Why It Matters for Business
- Data Efficiency: RIPT-VLA achieves near-state-of-the-art performance with just one demonstration. In tests, it boosted a nearly useless SFT model (4% success rate) to 97% success in just 15 iterations.
- Scalability: The method works across model sizes, improving:
- Lightweight models (21.2% boost for QueST)
- Massive 7B-parameter models (OpenVLA-OFT reached 97.5% success)
- Generalization: Unlike traditional approaches, RIPT-VLA models adapt to new tasks and environments without massive retraining—critical for dynamic business environments.
How It Works
The secret sauce is a clever combination of:
- Leave-One-Out Advantage Estimation: Compares rollouts against each other to determine what works
- Dynamic Rollout Sampling: Focuses training on challenging scenarios
- Proximal Policy Optimization: Stabilizes learning without needing complex reward shaping
Real-World Performance
On industry-relevant benchmarks:
- LIBERO-90 (90 tasks): 94.3% success (vs 88.6% for SFT)

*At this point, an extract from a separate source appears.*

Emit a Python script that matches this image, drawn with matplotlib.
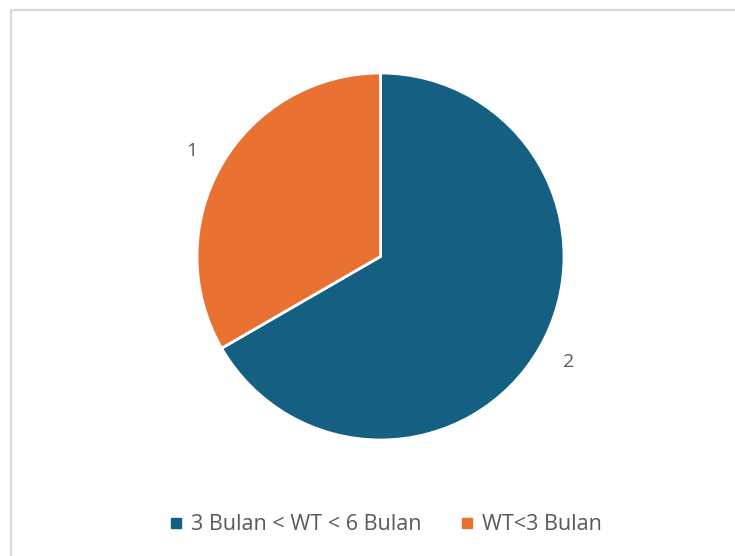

- MetaWorld45: 92.2% success in multi-task settings
- Low-data regimes: 20.8% absolute improvement with just one demo
The Bottom Line
RIPT-VLA represents a paradigm shift—from static imitation learning to dynamic, interactive adaptation. For businesses investing in robotic automation, this could mean:
- Faster deployment of new tasks
- Reduced reliance on expensive expert demonstrations
- More robust performance in unpredictable environments
The code and models are already open-sourced, signaling this isn't just academic—it's ready for real-world implementation. As VLAs become central to operational AI, RIPT-VLA might just be the missing piece for scalable, adaptable automation.